[Plotting code records]
——
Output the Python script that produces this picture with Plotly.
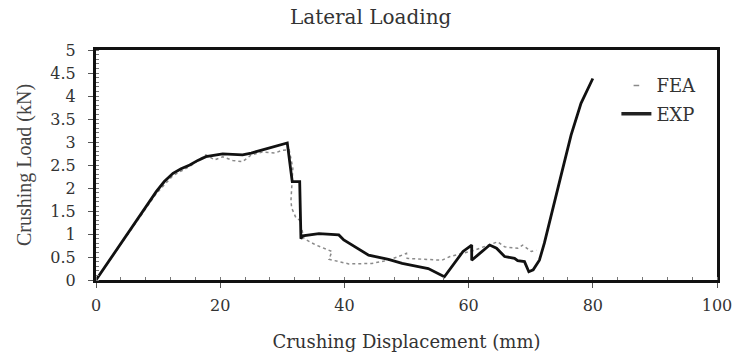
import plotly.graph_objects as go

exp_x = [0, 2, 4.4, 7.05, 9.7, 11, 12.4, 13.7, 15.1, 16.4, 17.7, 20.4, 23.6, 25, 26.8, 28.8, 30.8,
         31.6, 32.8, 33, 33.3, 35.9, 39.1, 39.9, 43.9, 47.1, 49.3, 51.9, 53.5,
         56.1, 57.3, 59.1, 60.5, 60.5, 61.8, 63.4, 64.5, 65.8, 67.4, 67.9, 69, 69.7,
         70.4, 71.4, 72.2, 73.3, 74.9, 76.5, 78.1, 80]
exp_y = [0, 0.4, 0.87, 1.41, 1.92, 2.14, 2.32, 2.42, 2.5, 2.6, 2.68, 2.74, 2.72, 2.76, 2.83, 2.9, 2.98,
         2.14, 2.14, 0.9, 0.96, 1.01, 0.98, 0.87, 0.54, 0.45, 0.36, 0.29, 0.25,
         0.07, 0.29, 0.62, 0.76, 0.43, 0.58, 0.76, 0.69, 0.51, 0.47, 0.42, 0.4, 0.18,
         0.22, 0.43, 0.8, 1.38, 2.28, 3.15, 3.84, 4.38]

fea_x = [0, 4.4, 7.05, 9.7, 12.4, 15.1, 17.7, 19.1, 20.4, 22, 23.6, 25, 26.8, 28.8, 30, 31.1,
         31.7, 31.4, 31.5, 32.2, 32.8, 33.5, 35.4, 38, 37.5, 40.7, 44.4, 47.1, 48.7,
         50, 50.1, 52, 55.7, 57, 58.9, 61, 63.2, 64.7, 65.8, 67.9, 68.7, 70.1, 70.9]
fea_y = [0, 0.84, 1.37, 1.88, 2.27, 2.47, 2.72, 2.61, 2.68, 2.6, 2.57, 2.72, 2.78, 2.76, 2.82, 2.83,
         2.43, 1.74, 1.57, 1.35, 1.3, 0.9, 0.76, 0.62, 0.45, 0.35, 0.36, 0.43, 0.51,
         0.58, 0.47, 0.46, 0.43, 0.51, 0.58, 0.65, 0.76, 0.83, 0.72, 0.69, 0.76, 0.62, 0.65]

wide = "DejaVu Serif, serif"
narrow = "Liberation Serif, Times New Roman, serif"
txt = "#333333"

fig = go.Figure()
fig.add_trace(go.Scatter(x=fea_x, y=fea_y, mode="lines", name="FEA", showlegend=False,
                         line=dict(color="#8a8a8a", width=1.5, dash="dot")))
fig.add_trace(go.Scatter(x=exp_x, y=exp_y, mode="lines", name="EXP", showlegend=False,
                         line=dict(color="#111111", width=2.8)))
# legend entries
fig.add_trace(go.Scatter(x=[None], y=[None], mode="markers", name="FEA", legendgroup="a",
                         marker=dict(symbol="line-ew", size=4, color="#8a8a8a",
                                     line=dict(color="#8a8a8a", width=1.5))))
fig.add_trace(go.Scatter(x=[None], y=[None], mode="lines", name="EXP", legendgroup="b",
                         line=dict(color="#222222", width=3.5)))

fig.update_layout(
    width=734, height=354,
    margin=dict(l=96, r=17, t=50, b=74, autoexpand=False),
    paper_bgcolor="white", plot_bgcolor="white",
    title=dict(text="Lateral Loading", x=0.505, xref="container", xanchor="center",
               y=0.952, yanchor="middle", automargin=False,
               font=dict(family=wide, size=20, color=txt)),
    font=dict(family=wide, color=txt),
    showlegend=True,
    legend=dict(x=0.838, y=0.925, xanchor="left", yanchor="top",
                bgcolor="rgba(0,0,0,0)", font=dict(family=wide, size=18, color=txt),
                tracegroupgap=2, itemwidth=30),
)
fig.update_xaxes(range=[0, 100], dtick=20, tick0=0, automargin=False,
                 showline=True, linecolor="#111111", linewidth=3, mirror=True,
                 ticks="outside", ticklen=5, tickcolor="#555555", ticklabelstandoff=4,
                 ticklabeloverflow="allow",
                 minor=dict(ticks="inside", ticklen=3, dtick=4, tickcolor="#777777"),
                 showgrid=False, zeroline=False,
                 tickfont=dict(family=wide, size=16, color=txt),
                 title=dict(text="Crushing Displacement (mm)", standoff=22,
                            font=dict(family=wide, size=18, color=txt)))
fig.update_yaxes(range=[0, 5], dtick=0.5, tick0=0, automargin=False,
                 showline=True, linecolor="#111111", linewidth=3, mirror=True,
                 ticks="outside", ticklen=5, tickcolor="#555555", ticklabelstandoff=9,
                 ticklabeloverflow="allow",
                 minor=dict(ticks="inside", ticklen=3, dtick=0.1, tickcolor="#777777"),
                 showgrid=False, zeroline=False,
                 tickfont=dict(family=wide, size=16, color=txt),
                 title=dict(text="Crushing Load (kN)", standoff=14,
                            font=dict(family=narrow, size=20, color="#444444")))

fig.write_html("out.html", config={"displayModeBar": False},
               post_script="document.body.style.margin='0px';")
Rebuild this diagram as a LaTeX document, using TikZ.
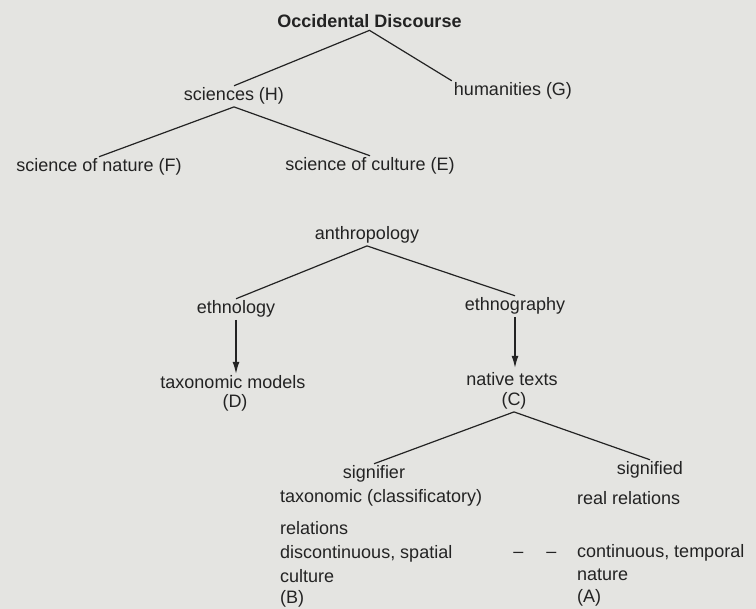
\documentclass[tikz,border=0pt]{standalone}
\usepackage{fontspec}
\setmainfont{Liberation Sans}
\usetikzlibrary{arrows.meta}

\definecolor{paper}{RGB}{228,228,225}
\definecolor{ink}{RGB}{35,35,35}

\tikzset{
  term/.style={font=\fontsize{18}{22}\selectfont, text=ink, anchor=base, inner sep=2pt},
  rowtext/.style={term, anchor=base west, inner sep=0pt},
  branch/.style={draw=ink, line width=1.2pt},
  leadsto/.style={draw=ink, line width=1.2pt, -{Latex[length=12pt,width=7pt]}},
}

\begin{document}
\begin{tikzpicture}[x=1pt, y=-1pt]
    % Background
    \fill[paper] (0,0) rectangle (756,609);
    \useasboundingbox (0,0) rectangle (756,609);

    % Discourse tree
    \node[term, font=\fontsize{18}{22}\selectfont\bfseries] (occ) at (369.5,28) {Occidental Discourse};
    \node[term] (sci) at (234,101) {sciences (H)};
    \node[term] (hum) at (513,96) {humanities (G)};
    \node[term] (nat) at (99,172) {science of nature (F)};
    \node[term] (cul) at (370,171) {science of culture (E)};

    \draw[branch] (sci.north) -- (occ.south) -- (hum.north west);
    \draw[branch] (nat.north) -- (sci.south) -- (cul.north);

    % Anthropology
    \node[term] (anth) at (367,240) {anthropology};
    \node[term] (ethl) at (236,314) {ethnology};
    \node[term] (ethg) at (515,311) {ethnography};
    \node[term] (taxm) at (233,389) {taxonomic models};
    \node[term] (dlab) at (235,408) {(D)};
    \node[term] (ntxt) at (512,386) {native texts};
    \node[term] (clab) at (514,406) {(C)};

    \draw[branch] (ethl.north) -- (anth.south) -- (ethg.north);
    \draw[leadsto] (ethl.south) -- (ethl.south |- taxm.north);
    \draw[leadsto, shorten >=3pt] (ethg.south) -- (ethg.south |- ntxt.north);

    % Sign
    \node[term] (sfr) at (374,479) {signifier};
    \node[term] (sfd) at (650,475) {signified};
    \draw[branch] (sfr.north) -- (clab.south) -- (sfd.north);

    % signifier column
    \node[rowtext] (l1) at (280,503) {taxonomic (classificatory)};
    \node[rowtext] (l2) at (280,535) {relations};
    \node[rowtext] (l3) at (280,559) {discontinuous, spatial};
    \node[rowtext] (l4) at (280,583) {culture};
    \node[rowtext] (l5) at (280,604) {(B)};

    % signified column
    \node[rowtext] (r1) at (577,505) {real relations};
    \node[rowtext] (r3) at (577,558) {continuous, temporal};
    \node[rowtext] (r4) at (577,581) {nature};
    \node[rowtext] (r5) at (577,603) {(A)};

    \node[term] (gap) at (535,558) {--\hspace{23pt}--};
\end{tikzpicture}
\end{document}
——
> _GIVEN REQUEST_
Reproduce each line word for word and drop the pictures.

> _EXPECTED OUTPUT_
Output the Python script that produces this picture with Plotly.
import plotly.graph_objects as go

exp_x = [0, 2, 4.4, 7.05, 9.7, 11, 12.4, 13.7, 15.1, 16.4, 17.7, 20.4, 23.6, 25, 26.8, 28.8, 30.8,
         31.6, 32.8, 33, 33.3, 35.9, 39.1, 39.9, 43.9, 47.1, 49.3, 51.9, 53.5,
         56.1, 57.3, 59.1, 60.5, 60.5, 61.8, 63.4, 64.5, 65.8, 67.4, 67.9, 69, 69.7,
         70.4, 71.4, 72.2, 73.3, 74.9, 76.5, 78.1, 80]
exp_y = [0, 0.4, 0.87, 1.41, 1.92, 2.14, 2.32, 2.42, 2.5, 2.6, 2.68, 2.74, 2.72, 2.76, 2.83, 2.9, 2.98,
         2.14, 2.14, 0.9, 0.96, 1.01, 0.98, 0.87, 0.54, 0.45, 0.36, 0.29, 0.25,
         0.07, 0.29, 0.62, 0.76, 0.43, 0.58, 0.76, 0.69, 0.51, 0.47, 0.42, 0.4, 0.18,
         0.22, 0.43, 0.8, 1.38, 2.28, 3.15, 3.84, 4.38]

fea_x = [0, 4.4, 7.05, 9.7, 12.4, 15.1, 17.7, 19.1, 20.4, 22, 23.6, 25, 26.8, 28.8, 30, 31.1,
         31.7, 31.4, 31.5, 32.2, 32.8, 33.5, 35.4, 38, 37.5, 40.7, 44.4, 47.1, 48.7,
         50, 50.1, 52, 55.7, 57, 58.9, 61, 63.2, 64.7, 65.8, 67.9, 68.7, 70.1, 70.9]
fea_y = [0, 0.84, 1.37, 1.88, 2.27, 2.47, 2.72, 2.61, 2.68, 2.6, 2.57, 2.72, 2.78, 2.76, 2.82, 2.83,
         2.43, 1.74, 1.57, 1.35, 1.3, 0.9, 0.76, 0.62, 0.45, 0.35, 0.36, 0.43, 0.51,
         0.58, 0.47, 0.46, 0.43, 0.51, 0.58, 0.65, 0.76, 0.83, 0.72, 0.69, 0.76, 0.62, 0.65]

wide = "DejaVu Serif, serif"
narrow = "Liberation Serif, Times New Roman, serif"
txt = "#333333"

fig = go.Figure()
fig.add_trace(go.Scatter(x=fea_x, y=fea_y, mode="lines", name="FEA", showlegend=False,
                         line=dict(color="#8a8a8a", width=1.5, dash="dot")))
fig.add_trace(go.Scatter(x=exp_x, y=exp_y, mode="lines", name="EXP", showlegend=False,
                         line=dict(color="#111111", width=2.8)))
# legend entries
fig.add_trace(go.Scatter(x=[None], y=[None], mode="markers", name="FEA", legendgroup="a",
                         marker=dict(symbol="line-ew", size=4, color="#8a8a8a",
                                     line=dict(color="#8a8a8a", width=1.5))))
fig.add_trace(go.Scatter(x=[None], y=[None], mode="lines", name="EXP", legendgroup="b",
                         line=dict(color="#222222", width=3.5)))

fig.update_layout(
    width=734, height=354,
    margin=dict(l=96, r=17, t=50, b=74, autoexpand=False),
    paper_bgcolor="white", plot_bgcolor="white",
    title=dict(text="Lateral Loading", x=0.505, xref="container", xanchor="center",
               y=0.952, yanchor="middle", automargin=False,
               font=dict(family=wide, size=20, color=txt)),
    font=dict(family=wide, color=txt),
    showlegend=True,
    legend=dict(x=0.838, y=0.925, xanchor="left", yanchor="top",
                bgcolor="rgba(0,0,0,0)", font=dict(family=wide, size=18, color=txt),
                tracegroupgap=2, itemwidth=30),
)
fig.update_xaxes(range=[0, 100], dtick=20, tick0=0, automargin=False,
                 showline=True, linecolor="#111111", linewidth=3, mirror=True,
                 ticks="outside", ticklen=5, tickcolor="#555555", ticklabelstandoff=4,
                 ticklabeloverflow="allow",
                 minor=dict(ticks="inside", ticklen=3, dtick=4, tickcolor="#777777"),
                 showgrid=False, zeroline=False,
                 tickfont=dict(family=wide, size=16, color=txt),
                 title=dict(text="Crushing Displacement (mm)", standoff=22,
                            font=dict(family=wide, size=18, color=txt)))
fig.update_yaxes(range=[0, 5], dtick=0.5, tick0=0, automargin=False,
                 showline=True, linecolor="#111111", linewidth=3, mirror=True,
                 ticks="outside", ticklen=5, tickcolor="#555555", ticklabelstandoff=9,
                 ticklabeloverflow="allow",
                 minor=dict(ticks="inside", ticklen=3, dtick=0.1, tickcolor="#777777"),
                 showgrid=False, zeroline=False,
                 tickfont=dict(family=wide, size=16, color=txt),
                 title=dict(text="Crushing Load (kN)", standoff=14,
                            font=dict(family=narrow, size=20, color="#444444")))

fig.write_html("out.html", config={"displayModeBar": False},
               post_script="document.body.style.margin='0px';")
Rebuild this diagram as a LaTeX document, using TikZ.
\documentclass[tikz,border=0pt]{standalone}
\usepackage{fontspec}
\setmainfont{Liberation Sans}
\usetikzlibrary{arrows.meta}

\definecolor{paper}{RGB}{228,228,225}
\definecolor{ink}{RGB}{35,35,35}

\tikzset{
  term/.style={font=\fontsize{18}{22}\selectfont, text=ink, anchor=base, inner sep=2pt},
  rowtext/.style={term, anchor=base west, inner sep=0pt},
  branch/.style={draw=ink, line width=1.2pt},
  leadsto/.style={draw=ink, line width=1.2pt, -{Latex[length=12pt,width=7pt]}},
}

\begin{document}
\begin{tikzpicture}[x=1pt, y=-1pt]
    % Background
    \fill[paper] (0,0) rectangle (756,609);
    \useasboundingbox (0,0) rectangle (756,609);

    % Discourse tree
    \node[term, font=\fontsize{18}{22}\selectfont\bfseries] (occ) at (369.5,28) {Occidental Discourse};
    \node[term] (sci) at (234,101) {sciences (H)};
    \node[term] (hum) at (513,96) {humanities (G)};
    \node[term] (nat) at (99,172) {science of nature (F)};
    \node[term] (cul) at (370,171) {science of culture (E)};

    \draw[branch] (sci.north) -- (occ.south) -- (hum.north west);
    \draw[branch] (nat.north) -- (sci.south) -- (cul.north);

    % Anthropology
    \node[term] (anth) at (367,240) {anthropology};
    \node[term] (ethl) at (236,314) {ethnology};
    \node[term] (ethg) at (515,311) {ethnography};
    \node[term] (taxm) at (233,389) {taxonomic models};
    \node[term] (dlab) at (235,408) {(D)};
    \node[term] (ntxt) at (512,386) {native texts};
    \node[term] (clab) at (514,406) {(C)};

    \draw[branch] (ethl.north) -- (anth.south) -- (ethg.north);
    \draw[leadsto] (ethl.south) -- (ethl.south |- taxm.north);
    \draw[leadsto, shorten >=3pt] (ethg.south) -- (ethg.south |- ntxt.north);

    % Sign
    \node[term] (sfr) at (374,479) {signifier};
    \node[term] (sfd) at (650,475) {signified};
    \draw[branch] (sfr.north) -- (clab.south) -- (sfd.north);

    % signifier column
    \node[rowtext] (l1) at (280,503) {taxonomic (classificatory)};
    \node[rowtext] (l2) at (280,535) {relations};
    \node[rowtext] (l3) at (280,559) {discontinuous, spatial};
    \node[rowtext] (l4) at (280,583) {culture};
    \node[rowtext] (l5) at (280,604) {(B)};

    % signified column
    \node[rowtext] (r1) at (577,505) {real relations};
    \node[rowtext] (r3) at (577,558) {continuous, temporal};
    \node[rowtext] (r4) at (577,581) {nature};
    \node[rowtext] (r5) at (577,603) {(A)};

    \node[term] (gap) at (535,558) {--\hspace{23pt}--};
\end{tikzpicture}
\end{document}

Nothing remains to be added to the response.